## Precalculus (6th Edition) Blitzer

The easiest way to evaluate $\left| \begin{matrix} 3 & 2 & 8 \\ 5 & -4 & 0 \\ -6 & 7 & 0 \\ \end{matrix} \right|$ is to expand about the elements in column 3.
To calculate the value for a given determinant, choose any row or column and calculate the co-factors. The co-factor of a determinant $A$ is: $A=\left| \begin{matrix} {{a}_{11}} & {{a}_{12}} & {{a}_{13}} \\ {{b}_{21}} & {{b}_{22}} & {{b}_{23}} \\ {{c}_{31}} & {{c}_{32}} & {{c}_{33}} \\ \end{matrix} \right|$ $C\left( {{a}_{11}} \right)={{\left( -1 \right)}^{i+j}}\left| \begin{matrix} {{b}_{22}} & {{b}_{23}} \\ {{c}_{32}} & {{c}_{33}} \\ \end{matrix} \right|$, where $i,j$ are row and column.

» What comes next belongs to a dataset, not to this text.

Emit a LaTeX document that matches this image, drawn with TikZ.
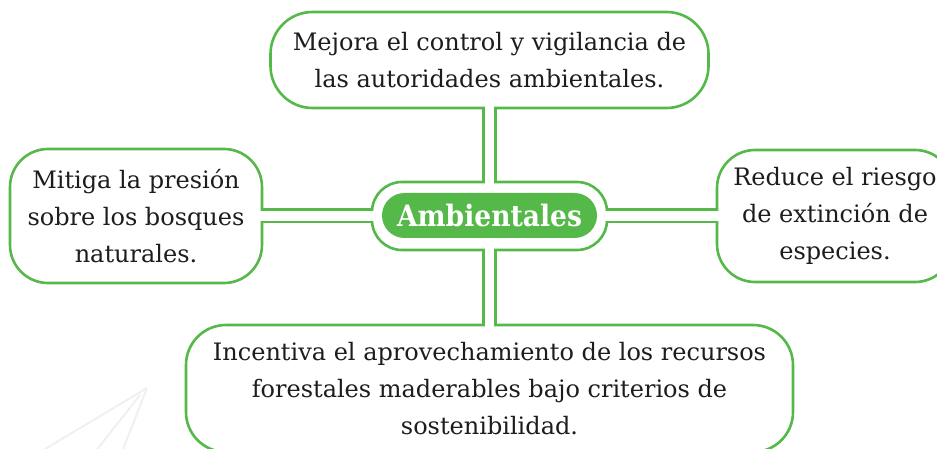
\documentclass[tikz,border=0pt]{standalone}
\usepackage{fontspec}
\setmainfont{DejaVu Serif}
\newfontfamily\bodyfont{DejaVu Serif}
\newfontfamily\headfont[FakeStretch=0.9]{DejaVu Serif}
\definecolor{leaf}{RGB}{84,185,72}
\definecolor{ink}{RGB}{30,28,29}
\begin{document}
\begin{tikzpicture}[x=1pt,y=-1pt,
  box/.style={draw=leaf, line width=2.6pt, fill=white, rectangle, outer sep=0pt,
    inner sep=0pt, align=center, text=ink, font=\bodyfont\fontsize{24}{37}\selectfont},
  link/.style={draw=leaf, line width=15pt},
  gap/.style={draw=white, line width=9.6pt, shorten <=-3pt, shorten >=-3pt},
  core/.style={fill=leaf, rectangle, rounded corners=22.5pt, outer sep=0pt, inner sep=0pt,
    text=white, font=\headfont\bfseries\fontsize{29.5}{32}\selectfont}
]
\useasboundingbox (0,0) rectangle (937,449);
\clip (0,0) rectangle (937,449);
% faint watermark lines
\draw[black!6, line width=2pt] (147,388) -- (40,452) (147,388) -- (122,452) (140,395) -- (95,452);
% nodes
\node[box, rounded corners=42pt, minimum width=438pt, minimum height=96pt] (top) at (489.5,60)
  {Mejora el control y vigilancia de\\las autoridades ambientales.};
\node[box, rounded corners=38pt, minimum width=252pt, minimum height=134pt] (left) at (136,216)
  {Mitiga la presión\\sobre los bosques\\naturales.};
\node[box, rounded corners=38pt, minimum width=236pt, minimum height=132pt] (right) at (835,216)
  {Reduce el riesgo\\de extinción de\\especies.};
\node[box, rounded corners=40pt, minimum width=607pt, minimum height=127pt] (bottom) at (489.5,388.5)
  {Incentiva el aprovechamiento de los recursos\\forestales maderables bajo criterios de\\sostenibilidad.};
\node[box, rounded corners=30pt, minimum width=235pt, minimum height=68pt] (ctr) at (489.5,216) {};
% connectors
\foreach \a/\b in {top.south/ctr.north, left.east/ctr.west, ctr.east/right.west, ctr.south/bottom.north}{
  \draw[link] (\a) -- (\b);
  \draw[gap] (\a) -- (\b);
}
\node[core, minimum width=215pt, minimum height=45pt] (core) at (489.5,215.5) {Ambientales};
\end{tikzpicture}
\end{document}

Now multiply the co-factors with the same number: $A={{a}_{11}}C\left( {{a}_{11}} \right)+{{a}_{12}}C\left( {{a}_{12}} \right)+{{a}_{13}}C\left( {{a}_{13}} \right)$ Therefore, column 3 consists of two zeroes, so we need to calculate only one co-factor. Thus, it is easier to calculate.